**Task brief**
Quote the whole listing word for word. Do not include the pictures.

**Material**
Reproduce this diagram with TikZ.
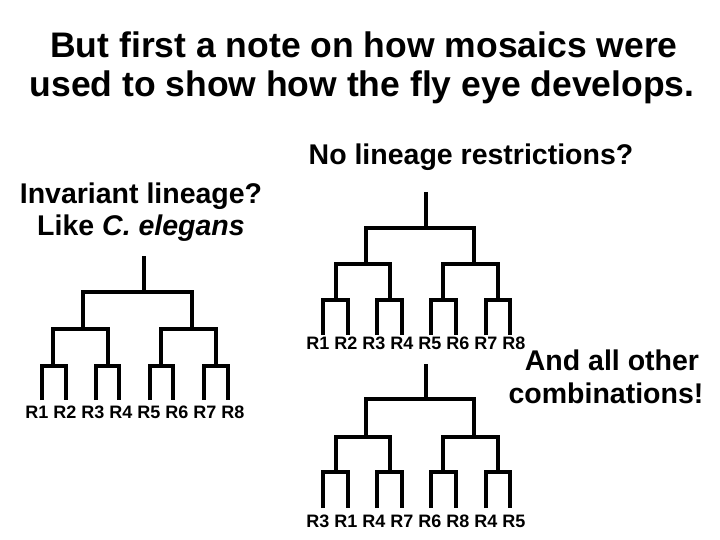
\documentclass[tikz,border=0pt]{standalone}
\usepackage{fontspec}
\setmainfont{Liberation Sans}
\begin{document}
\begin{tikzpicture}[x=1pt,y=-1pt,
  branch/.style={line width=3.8pt,line join=miter,line cap=butt},
  title/.style={font=\fontsize{35.5}{39}\selectfont\bfseries,align=center,anchor=base,inner sep=0pt},
  head/.style={font=\fontsize{28.5}{33}\selectfont\bfseries,align=center,anchor=base,inner sep=0pt},
  leaves/.style={font=\fontsize{18}{20}\selectfont\bfseries,anchor=base,inner sep=0pt}]
\useasboundingbox[fill=white] (0,0) rectangle (720,540);
\newcommand{\brk}[4]{\draw[branch] (#1,#4) -- (#1,#3) -- (#2,#3) -- (#2,#4);}
% title
\node[title] (t1) at (364,58) {But first a note on how mosaics were};
\node[title] (t2) at (362,97) {used to show how the fly eye develops.};
% headings
\node[head] (h1) at (471,165) {No lineage restrictions?};
\node[head] (h2) at (141,204) {Invariant lineage?};
\node[head] (h3) at (141,236) {Like \textit{C. elegans}};
\node[head] (h4) at (612,370) {And all other};
\node[head] (h5) at (606,403) {combinations!};
% left tree
\draw[branch] (144,256) -- (144,292);
\brk{83}{192}{292}{329}
\brk{53}{108}{329}{366}
\brk{161}{216}{329}{366}
\brk{42}{66}{366}{400}
\brk{96}{119}{366}{400}
\brk{150}{173}{366}{400}
\brk{204}{228}{366}{400}
\node[leaves] (l1) at (135,418) {R1 R2 R3 R4 R5 R6 R7 R8};
% top right tree
\draw[branch] (426,192) -- (426,228);
\brk{366}{474}{228}{264}
\brk{336}{390}{264}{300}
\brk{443}{498}{264}{300}
\brk{323}{348}{300}{335}
\brk{377}{402}{300}{335}
\brk{431}{456}{300}{335}
\brk{486}{510}{300}{335}
\node[leaves] (l2) at (416,349) {R1 R2 R3 R4 R5 R6 R7 R8};
% bottom tree
\draw[branch] (426,364) -- (426,399);
\brk{366}{474}{399}{437}
\brk{336}{390}{437}{472}
\brk{443}{498}{437}{472}
\brk{323}{348}{472}{508}
\brk{377}{402}{472}{508}
\brk{431}{456}{472}{508}
\brk{486}{510}{472}{508}
\node[leaves] (l3) at (416,527) {R3 R1 R4 R7 R6 R8 R4 R5};
\end{tikzpicture}
\end{document}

**The reply**
Reproduce this diagram with TikZ.
\documentclass[tikz,border=0pt]{standalone}
\usepackage{fontspec}
\setmainfont{Liberation Sans}
\begin{document}
\begin{tikzpicture}[x=1pt,y=-1pt,
  branch/.style={line width=3.8pt,line join=miter,line cap=butt},
  title/.style={font=\fontsize{35.5}{39}\selectfont\bfseries,align=center,anchor=base,inner sep=0pt},
  head/.style={font=\fontsize{28.5}{33}\selectfont\bfseries,align=center,anchor=base,inner sep=0pt},
  leaves/.style={font=\fontsize{18}{20}\selectfont\bfseries,anchor=base,inner sep=0pt}]
\useasboundingbox[fill=white] (0,0) rectangle (720,540);
\newcommand{\brk}[4]{\draw[branch] (#1,#4) -- (#1,#3) -- (#2,#3) -- (#2,#4);}
% title
\node[title] (t1) at (364,58) {But first a note on how mosaics were};
\node[title] (t2) at (362,97) {used to show how the fly eye develops.};
% headings
\node[head] (h1) at (471,165) {No lineage restrictions?};
\node[head] (h2) at (141,204) {Invariant lineage?};
\node[head] (h3) at (141,236) {Like \textit{C. elegans}};
\node[head] (h4) at (612,370) {And all other};
\node[head] (h5) at (606,403) {combinations!};
% left tree
\draw[branch] (144,256) -- (144,292);
\brk{83}{192}{292}{329}
\brk{53}{108}{329}{366}
\brk{161}{216}{329}{366}
\brk{42}{66}{366}{400}
\brk{96}{119}{366}{400}
\brk{150}{173}{366}{400}
\brk{204}{228}{366}{400}
\node[leaves] (l1) at (135,418) {R1 R2 R3 R4 R5 R6 R7 R8};
% top right tree
\draw[branch] (426,192) -- (426,228);
\brk{366}{474}{228}{264}
\brk{336}{390}{264}{300}
\brk{443}{498}{264}{300}
\brk{323}{348}{300}{335}
\brk{377}{402}{300}{335}
\brk{431}{456}{300}{335}
\brk{486}{510}{300}{335}
\node[leaves] (l2) at (416,349) {R1 R2 R3 R4 R5 R6 R7 R8};
% bottom tree
\draw[branch] (426,364) -- (426,399);
\brk{366}{474}{399}{437}
\brk{336}{390}{437}{472}
\brk{443}{498}{437}{472}
\brk{323}{348}{472}{508}
\brk{377}{402}{472}{508}
\brk{431}{456}{472}{508}
\brk{486}{510}{472}{508}
\node[leaves] (l3) at (416,527) {R3 R1 R4 R7 R6 R8 R4 R5};
\end{tikzpicture}
\end{document}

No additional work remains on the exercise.